• RECORDED DATA:
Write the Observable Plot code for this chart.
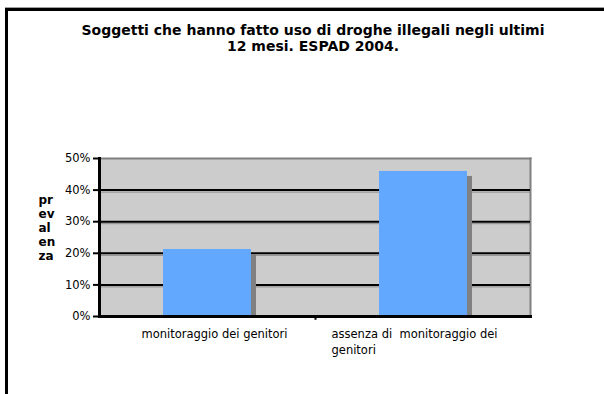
<!DOCTYPE html>
<html>
<head>
<meta charset="utf-8">
<script src="https://cdn.jsdelivr.net/npm/d3@7"></script>
<script src="https://cdn.jsdelivr.net/npm/@observablehq/plot@0.6"></script>
<style>
  html, body { margin: 0; padding: 0; background: #fff; }
  body { width: 604px; height: 394px; position: relative; overflow: hidden; font-family: "DejaVu Sans", sans-serif; }
  #frameTop { position: absolute; left: 5px; top: 7px; width: 700px; height: 1px; background: #a0a0a0; }
  #frameBox { position: absolute; left: 5px; top: 8px; width: 700px; height: 500px; border-top: 3px solid #000; border-left: 3px solid #000; }
  #title { position: absolute; left: 0; top: 22px; width: 626px; text-align: center; font-weight: bold; font-size: 14px; letter-spacing: 0px; line-height: 16px; color: #000; }
  #chart { position: absolute; left: 0; top: 0; }
</style>
</head>
<body>
<div id="frameTop"></div>
<div id="frameBox"></div>
<div id="chart"></div>
<div id="title">Soggetti che hanno fatto uso di droghe illegali negli ultimi<br>12 mesi. ESPAD 2004.</div>
<script>
const categories = ["monitoraggio dei genitori", "assenza di monitoraggio dei genitori"];
const values = [0.212, 0.459];
const categoryLabelLines = [["monitoraggio dei genitori"], ["assenza di\u00a0 monitoraggio dei", "genitori"]];
const yTicks = [0, 0.1, 0.2, 0.3, 0.4, 0.5];
const gridTicks = [0.1, 0.2, 0.3, 0.4];
const yLabelLines = ["pr", "ev", "al", "en", "za"];

const data = categories.map((c, i) => ({category: c, value: values[i]}));

const chart = Plot.plot({
  width: 604,
  height: 394,
  marginLeft: 99,
  marginRight: 74,
  marginTop: 158,
  marginBottom: 78,
  style: {fontFamily: "DejaVu Sans, sans-serif", fontSize: "11.5px", color: "#000", background: "transparent"},
  x: {domain: categories, paddingInner: 0.593, paddingOuter: 0.294, axis: null},
  y: {domain: [0, 0.5], axis: null},
  marks: [
    Plot.frame({fill: "#cccccc", stroke: "none"}),
    Plot.frame({anchor: "top", stroke: "#808080", strokeWidth: 2}),
    Plot.frame({anchor: "right", stroke: "#808080", strokeWidth: 2}),
    Plot.ruleY(gridTicks, {stroke: "#8a8a8a", strokeWidth: 1, dy: 2}),
    Plot.ruleY(gridTicks, {stroke: "#000", strokeWidth: 2}),
    Plot.barY(data, {x: "category", y: "value", fill: "#808080", dx: 5, dy: 5, clip: "frame"}),
    Plot.barY(data, {x: "category", y: "value", fill: "#62a8fe"}),
    Plot.frame({anchor: "left", stroke: "#000", strokeWidth: 3}),
    Plot.frame({anchor: "bottom", stroke: "#000", strokeWidth: 3}),
    Plot.axisY({ticks: yTicks, tickFormat: d3.format(".0%"), tickSize: 6, tickPadding: 3, strokeWidth: 2, stroke: "#000", fill: "#000", label: null}),
    Plot.ruleX([categories[1]], {dx: -108, y1: 0, y2: -0.012, stroke: "#000", strokeWidth: 2}),
    Plot.text([categoryLabelLines[0].join("\n")], {x: [categories[0]], y: [0], dx: 7, dy: 10, lineAnchor: "top", textAnchor: "middle", lineHeight: 1.4, fill: "#000"}),
    Plot.text([categoryLabelLines[1].join("\n")], {x: [categories[1]], y: [0], dx: -92, dy: 10, lineAnchor: "top", textAnchor: "start", lineHeight: 1.4, fill: "#000"}),
    Plot.text([yLabelLines.join("\n")], {frameAnchor: "left", dx: -61, dy: -10, textAnchor: "start", fontWeight: "bold", fontSize: 12, lineHeight: 1.15, fill: "#000"})
  ]
});
document.getElementById("chart").appendChild(chart);
</script>
</body>
</html>
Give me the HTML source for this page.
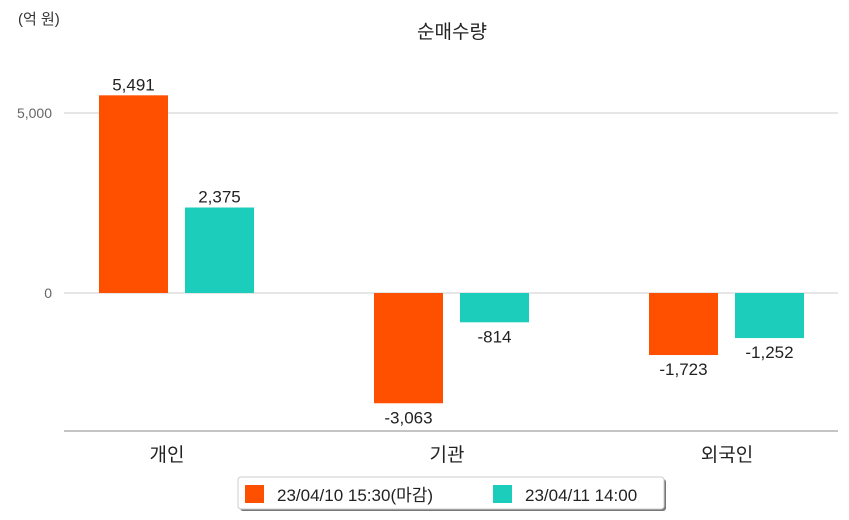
<!DOCTYPE html>
<html><head><meta charset="utf-8"><style>
html,body{margin:0;padding:0;background:#fff;}
svg{display:block;font-family:"Liberation Sans","Noto Sans CJK KR",sans-serif;}
</style></head><body>
<svg id="chart" width="849" height="520">
<text x="18" y="24" font-size="15" fill="#333">(억 원)</text>
<text x="452" y="38" font-size="19" fill="#222" text-anchor="middle">순매수량</text>
<g id="grid"></g>
<g id="bars"></g>
<line x1="64" x2="838" y1="431" y2="431" stroke="#888" stroke-width="1"/>
<g id="xlabels"></g>
<g>
<rect x="240" y="479" width="426" height="32" fill="#777" rx="3"/>
<rect x="238" y="477" width="426" height="32" fill="#fff" stroke="#ccc" rx="3"/>
<rect x="245" y="485" width="19" height="18" fill="#ff5000"/>
<text x="277" y="501" font-size="17" fill="#222">23/04/10 15:30(마감)</text>
<rect x="493" y="485" width="19" height="18" fill="#1ccdbb"/>
<text x="525" y="501" font-size="17" fill="#222">23/04/11 14:00</text>
</g>
</svg>
<script>
const categories=["개인","기관","외국인"];
const series1=[5491,-3063,-1723];
const series2=[2375,-814,-1252];
const yTicks=[0,5000];
const yTickLabels=["0","5,000"];
const colors=["#ff5000","#1ccdbb"];
const NS="http://www.w3.org/2000/svg";
function y(v){return 293-v*0.036;}
function xc(i){return 177+i*275;}
function fmt(v){return (v<0?"-":"")+Math.abs(v).toLocaleString("en-US");}
function mk(tag,a){const e=document.createElementNS(NS,tag);for(const k in a)e.setAttribute(k,a[k]);return e;}
const grid=document.getElementById("grid");
yTicks.forEach((t,i)=>{
 const l=mk("line",{x1:64,x2:838,y1:y(t),y2:y(t),stroke:"#ccc"});
 
 
 grid.appendChild(l);
 const tx=mk("text",{x:52,y:y(t)+5,"font-size":14,fill:"#666","text-anchor":"end"});
 tx.textContent=yTickLabels[i];
 
 
 grid.appendChild(tx);
});
const bars=document.getElementById("bars");
[series1,series2].forEach((s,si)=>{
 s.forEach((v,i)=>{
  const x=xc(i)+(si===0?-78:8);
  const top=Math.min(y(v),y(0)),h=Math.abs(y(v)-y(0));
  const r=mk("rect",{x:x,y:top,width:69,height:h,fill:colors[si]});
  
  
  bars.appendChild(r);
  const t=mk("text",{x:x+34.5,y:v>=0?y(v)-5:y(v)+20,"font-size":17,fill:"#222","text-anchor":"middle"});
  t.textContent=fmt(v);
  
  
  bars.appendChild(t);
 });
});
const xl=document.getElementById("xlabels");
categories.forEach((c,i)=>{
 const t=mk("text",{x:xc(i)-10+i*5,y:461,"font-size":19,fill:"#222","text-anchor":"middle"});
 t.textContent=c;
 
 
 xl.appendChild(t);
});
</script>
</body></html>
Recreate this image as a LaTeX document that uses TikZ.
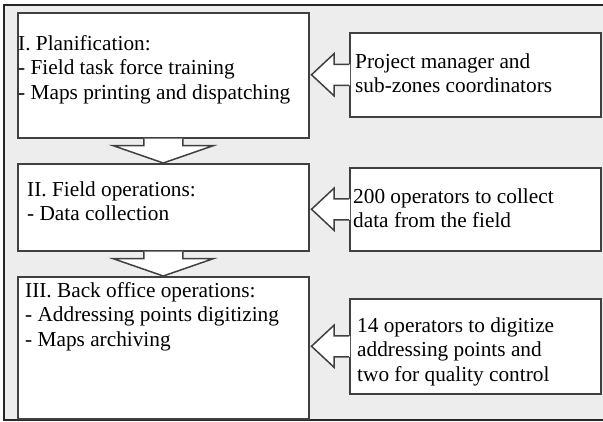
\documentclass[tikz,border=0pt]{standalone}
\usepackage{fontspec}
\setmainfont{Liberation Serif}
\usetikzlibrary{calc}
\definecolor{bggray}{RGB}{237,237,237}
\tikzstyle{stage}=[shape=rectangle,
                   draw=black!75,
                   fill=white,
                   line width=1.5pt,
                   anchor=north west,
                   inner sep=0pt,
                   minimum width=291pt]
\tikzstyle{who}=[shape=rectangle,
                 draw=black!75,
                 fill=white,
                 line width=1.5pt,
                 anchor=north west,
                 inner sep=0pt,
                 minimum width=251pt]
\tikzstyle{txt}=[anchor=base west,
                 inner sep=0pt,
                 align=left,
                 font=\fontsize{21.3}{24.5}\selectfont]
\tikzstyle{blk}=[draw=black!75,
                 fill=white,
                 line width=1.5pt,
                 line join=miter]

% block arrow from the bottom of one stage to the top of the next
\newcommand{\flowarrow}[2]{%
  \filldraw[blk] ($(#1.south)+(-19.5,0)$) -- ++(0,7) -- ++(-31,0)
    -- (#1.south |- #2.north) -- ($(#1.south)+(50.5,7)$) -- ++(-31,0)
    -- ++(0,-7);}
% block arrow from a side box to the stage on its left
\newcommand{\sidearrow}[2]{%
  \fill[white] ($(#1.west)+(1,-10.5)$) -- ++(-16,0) -- ++(0,-10.5)
    -- ($(#2.east |- #1.west)+(2,0)$) -- ($(#1.west)+(-15,21)$)
    -- ++(0,-10.5) -- ++(16,0) -- cycle;
  \draw[blk] ($(#1.west)+(0,-10.5)$) -- ++(-15,0) -- ++(0,-10.5)
    -- ($(#2.east |- #1.west)+(2,0)$) -- ($(#1.west)+(-15,21)$)
    -- ++(0,-10.5) -- ++(15,0);}

\begin{document}
\begin{tikzpicture}[x=1pt,y=-1pt]
\useasboundingbox (0,0) rectangle (603,421);

% frame
\fill[bggray] (4,5) rectangle (603,420);
\draw[black!85,line width=1.5pt] (603,5) -- (4,5) -- (4,420) -- (603,420);

% stages
\node[stage,minimum height=125pt] (plan)  at (17,12)  {};
\node[stage,minimum height=87pt]  (field) at (17,163) {};
\node[stage,minimum height=142pt] (back)  at (17,276) {};

% people
\node[who,minimum height=84pt] (mgr)  at (349,32)  {};
\node[who,minimum height=83pt] (ops)  at (349,167) {};
\node[who,minimum height=95pt] (digi) at (349,298) {};

% arrows
\flowarrow{plan}{field}
\flowarrow{field}{back}
\sidearrow{mgr}{plan}
\sidearrow{ops}{field}
\sidearrow{digi}{back}

% texts (anchored on the baseline of the last line)
\node[txt] (plantxt)  at ($(plan.north west)+(1,87)$)
  {I. Planification:\\- Field task force training\\- Maps printing and dispatching};
\node[txt] (fieldtxt) at ($(field.north west)+(10,57.5)$)
  {II. Field operations:\\- Data collection};
\node[txt] (backtxt)  at ($(back.north west)+(8,70)$)
  {III. Back office operations:\\- Addressing points digitizing\\- Maps archiving};
\node[txt] (mgrtxt)   at ($(mgr.north west)+(6,60.5)$)
  {Project manager and\\sub-zones coordinators};
\node[txt] (opstxt)   at ($(ops.north west)+(4,60.5)$)
  {200 operators to collect\\data from the field};
\node[txt] (digitxt)  at ($(digi.north west)+(8,83)$)
  {14 operators to digitize\\addressing points and\\two for quality control};

\end{tikzpicture}
\end{document}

• EXERCISE GOAL: Without the pictures, return the listing above from its first line through the line that has "const data = categories.map((c, i)".

• FINISHED ANSWER:
Write the Observable Plot code for this chart.
<!DOCTYPE html>
<html>
<head>
<meta charset="utf-8">
<script src="https://cdn.jsdelivr.net/npm/d3@7"></script>
<script src="https://cdn.jsdelivr.net/npm/@observablehq/plot@0.6"></script>
<style>
  html, body { margin: 0; padding: 0; background: #fff; }
  body { width: 604px; height: 394px; position: relative; overflow: hidden; font-family: "DejaVu Sans", sans-serif; }
  #frameTop { position: absolute; left: 5px; top: 7px; width: 700px; height: 1px; background: #a0a0a0; }
  #frameBox { position: absolute; left: 5px; top: 8px; width: 700px; height: 500px; border-top: 3px solid #000; border-left: 3px solid #000; }
  #title { position: absolute; left: 0; top: 22px; width: 626px; text-align: center; font-weight: bold; font-size: 14px; letter-spacing: 0px; line-height: 16px; color: #000; }
  #chart { position: absolute; left: 0; top: 0; }
</style>
</head>
<body>
<div id="frameTop"></div>
<div id="frameBox"></div>
<div id="chart"></div>
<div id="title">Soggetti che hanno fatto uso di droghe illegali negli ultimi<br>12 mesi. ESPAD 2004.</div>
<script>
const categories = ["monitoraggio dei genitori", "assenza di monitoraggio dei genitori"];
const values = [0.212, 0.459];
const categoryLabelLines = [["monitoraggio dei genitori"], ["assenza di\u00a0 monitoraggio dei", "genitori"]];
const yTicks = [0, 0.1, 0.2, 0.3, 0.4, 0.5];
const gridTicks = [0.1, 0.2, 0.3, 0.4];
const yLabelLines = ["pr", "ev", "al", "en", "za"];

const data = categories.map((c, i) => ({category: c, value: values[i]}));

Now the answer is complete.